EXERCISE INSTRUCTIONS →
Could you copy every line from the material below in which "with" appears?

DATA SEGMENT →
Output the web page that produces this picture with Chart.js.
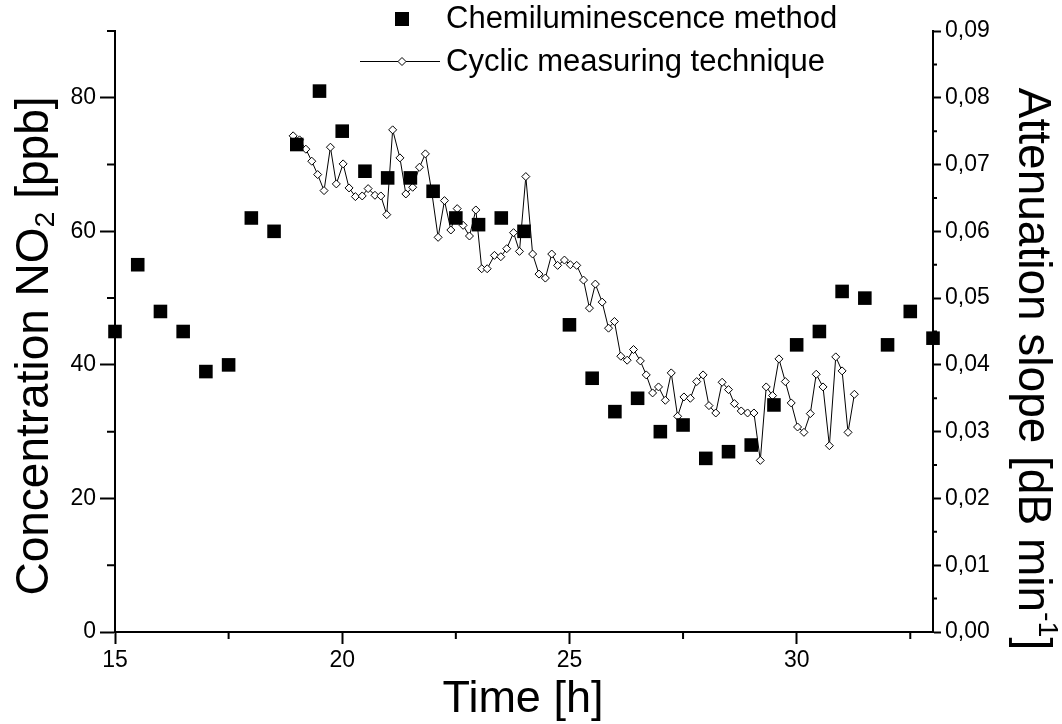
<!DOCTYPE html>
<html>
<head>
<meta charset="utf-8">
<script src="https://cdn.jsdelivr.net/npm/chart.js@4.4.1/dist/chart.umd.min.js"></script>
<style>
html,body{margin:0;padding:0;background:#fff;}
</style>
</head>
<body>
<canvas id="chart" width="1062" height="724"></canvas>
<script>
// Chemiluminescence method: time [h] / NO2 [ppb] (left axis)
const chemTime = [15,15.5,16,16.5,17,17.5,18,18.5,19,19.5,20,20.5,21,21.5,22,22.5,23,23.5,24,25,25.5,26,26.5,27,27.5,28,28.5,29,29.5,30,30.5,31,31.5,32,32.5,33];
const chemNO2 = [45,55,48,45,39,40,62,60,73,81,75,69,68,68,66,62,61,62,60,46,38,33,35,30,31,26,27,28,34,43,45,51,50,43,48,44];

// Cyclic measuring technique: time [h] / attenuation slope [dB/min] (right axis)
const cycTime = [18.92,19.06,19.20,19.33,19.46,19.60,19.74,19.87,20.02,20.15,
  20.29,20.44,20.57,20.72,20.85,20.98,21.11,21.27,21.40,21.55,
  21.70,21.83,21.97,22.11,22.25,22.39,22.53,22.66,22.80,22.94,
  23.07,23.19,23.35,23.49,23.62,23.77,23.90,24.04,24.19,24.33,
  24.47,24.61,24.74,24.89,25.02,25.16,25.31,25.44,25.57,25.72,
  25.86,25.99,26.13,26.27,26.41,26.56,26.69,26.83,26.96,27.11,
  27.24,27.38,27.52,27.66,27.80,27.94,28.07,28.22,28.36,28.50,
  28.63,28.78,28.92,29.06,29.20,29.33,29.47,29.61,29.75,29.88,
  30.02,30.16,30.30,30.43,30.58,30.72,30.86,31.00,31.13,31.27];
const cycSlope = [0.0743,0.0737,0.0723,0.0705,0.0685,0.0661,0.0726,0.0671,0.0701,0.0665,
  0.0652,0.0653,0.0664,0.0654,0.0653,0.0625,0.0752,0.0710,0.0656,0.0666,
  0.0696,0.0716,0.0659,0.0591,0.0646,0.0602,0.0634,0.0609,0.0593,0.0632,
  0.0544,0.0544,0.0564,0.0562,0.0574,0.0598,0.0570,0.0682,0.0566,0.0536,
  0.0530,0.0566,0.0549,0.0557,0.0550,0.0549,0.0527,0.0485,0.0521,0.0494,
  0.0455,0.0465,0.0413,0.0407,0.0423,0.0406,0.0385,0.0358,0.0367,0.0347,
  0.0388,0.0323,0.0352,0.0350,0.0375,0.0385,0.0339,0.0328,0.0374,0.0363,
  0.0342,0.0331,0.0328,0.0328,0.0257,0.0367,0.0354,0.0409,0.0375,0.0343,
  0.0307,0.0299,0.0327,0.0386,0.0367,0.0279,0.0412,0.0391,0.0299,0.0356];

// tick values
const xTicks = [15,20,25,30];
const xMinor = [17.5,22.5,27.5,32.5];
const leftTicks = [0,20,40,60,80];
const leftMinor = [10,30,50,70,90];
const rightTicks = [0,0.01,0.02,0.03,0.04,0.05,0.06,0.07,0.08,0.09];
const rightMinor = [0.005,0.015,0.025,0.035,0.045,0.055,0.065,0.075,0.085];

const FONT = "'Liberation Sans', Arial, sans-serif";

// short minor tick marks, placed through the scales
const minorTicks = {
  id: 'minorTicks',
  afterDraw(chart) {
    const {ctx, chartArea: a, scales: {x, y, y1}} = chart;
    ctx.save();
    ctx.strokeStyle = '#000';
    ctx.lineWidth = 2;
    ctx.beginPath();
    xMinor.forEach(v => { const p = x.getPixelForValue(v); ctx.moveTo(p, a.bottom); ctx.lineTo(p, a.bottom + 7); });
    leftMinor.forEach(v => { const p = y.getPixelForValue(v); ctx.moveTo(a.left, p); ctx.lineTo(a.left - 8, p); });
    rightMinor.forEach(v => { const p = y1.getPixelForValue(v); ctx.moveTo(a.right, p); ctx.lineTo(a.right + 4, p); });
    ctx.stroke();
    ctx.restore();
  }
};

// two-row legend at the top
const legendBox = {
  id: 'legendBox',
  afterDraw(chart) {
    const ctx = chart.ctx;
    ctx.save();
    ctx.fillStyle = '#000';
    ctx.fillRect(395, 12, 14, 14);
    ctx.strokeStyle = '#000';
    ctx.lineWidth = 1;
    ctx.beginPath();
    ctx.moveTo(360, 61.5); ctx.lineTo(440, 61.5);
    ctx.stroke();
    ctx.beginPath();
    ctx.moveTo(402, 57.5); ctx.lineTo(406, 61.5); ctx.lineTo(402, 65.5); ctx.lineTo(398, 61.5); ctx.closePath();
    ctx.fillStyle = '#fff'; ctx.fill(); ctx.stroke();
    ctx.fillStyle = '#000';
    ctx.font = '31px ' + FONT;
    ctx.textBaseline = 'middle';
    ctx.fillText('Chemiluminescence method', 446, 19);
    ctx.fillText('Cyclic measuring technique', 446, 62);
    ctx.restore();
  }
};

// axis titles with sub/superscripts
function drawParts(ctx, parts, cx, cy, rot, size) {
  ctx.save();
  ctx.translate(cx, cy);
  ctx.rotate(rot);
  ctx.textBaseline = 'middle';
  let w = 0;
  parts.forEach(p => { ctx.font = (p.s ? size * 0.62 : size) + 'px ' + FONT; w += ctx.measureText(p.t).width; });
  let x = -w / 2;
  parts.forEach(p => {
    ctx.font = (p.s ? size * 0.62 : size) + 'px ' + FONT;
    const dy = p.s === 1 ? -size * 0.32 : p.s === -1 ? size * 0.25 : 0;
    ctx.fillText(p.t, x, dy);
    x += ctx.measureText(p.t).width;
  });
  ctx.restore();
}
const axisTitles = {
  id: 'axisTitles',
  afterDraw(chart) {
    const ctx = chart.ctx;
    ctx.fillStyle = '#000';
    drawParts(ctx, [{t: 'Time [h]'}], 523, 700, 0, 45);
    drawParts(ctx, [{t: 'Concentration NO'}, {t: '2', s: -1}, {t: ' [ppb]'}], 35, 346, -Math.PI / 2, 46);
    drawParts(ctx, [{t: 'Attenuation slope [dB min'}, {t: '-1', s: 1}, {t: ']'}], 1032, 369, Math.PI / 2, 46);
  }
};

const tickFont = {family: FONT, size: 23};

new Chart(document.getElementById('chart'), {
  type: 'scatter',
  data: {
    datasets: [
      {
        label: 'Chemiluminescence method',
        data: chemTime.map((t, i) => ({x: t, y: chemNO2[i]})),
        yAxisID: 'y',
        showLine: false,
        pointStyle: 'rect',
        pointRadius: 9.6,
        backgroundColor: '#000',
        borderColor: '#000',
        borderWidth: 0,
        clip: false
      },
      {
        label: 'Cyclic measuring technique',
        data: cycTime.map((t, i) => ({x: t, y: cycSlope[i]})),
        yAxisID: 'y1',
        showLine: true,
        borderColor: '#000',
        borderWidth: 1,
        pointStyle: 'rectRot',
        pointRadius: 4,
        pointBackgroundColor: '#fff',
        pointBorderColor: '#000',
        pointBorderWidth: 1
      }
    ]
  },
  options: {
    responsive: false,
    animation: false,
    layout: {padding: {top: 31, left: 0, right: 0, bottom: 0}, autoPadding: false},
    plugins: {legend: {display: false}, tooltip: {enabled: false}},
    scales: {
      x: {
        type: 'linear', position: 'bottom', min: 15, max: 33,
        afterBuildTicks: s => { s.ticks = xTicks.map(v => ({value: v})); },
        afterFit: s => { s.height = 92; },
        grid: {drawOnChartArea: false, tickLength: 12, tickColor: '#000', tickWidth: 2},
        border: {color: '#000', width: 2},
        ticks: {color: '#000', font: tickFont, padding: 3, maxRotation: 0, autoSkip: false}
      },
      y: {
        type: 'linear', position: 'left', min: 0, max: 90,
        afterBuildTicks: s => { s.ticks = leftTicks.map(v => ({value: v})); },
        afterFit: s => { s.width = 115; },
        grid: {drawOnChartArea: false, tickLength: 15, tickColor: '#000', tickWidth: 2},
        border: {color: '#000', width: 2},
        ticks: {color: '#000', font: tickFont, padding: 4}
      },
      y1: {
        type: 'linear', position: 'right', min: 0, max: 0.09,
        afterBuildTicks: s => { s.ticks = rightTicks.map(v => ({value: v})); },
        afterFit: s => { s.width = 129; },
        grid: {drawOnChartArea: false, tickLength: 8, tickColor: '#000', tickWidth: 2},
        border: {color: '#000', width: 2},
        ticks: {color: '#000', font: tickFont, padding: 4, callback: v => v.toFixed(2).replace('.', ',')}
      }
    }
  },
  plugins: [minorTicks, legendBox, axisTitles]
});
</script>
</body>
</html>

EXERCISE ANSWER →
Output the web page that produces this picture with Chart.js.
// axis titles with sub/superscripts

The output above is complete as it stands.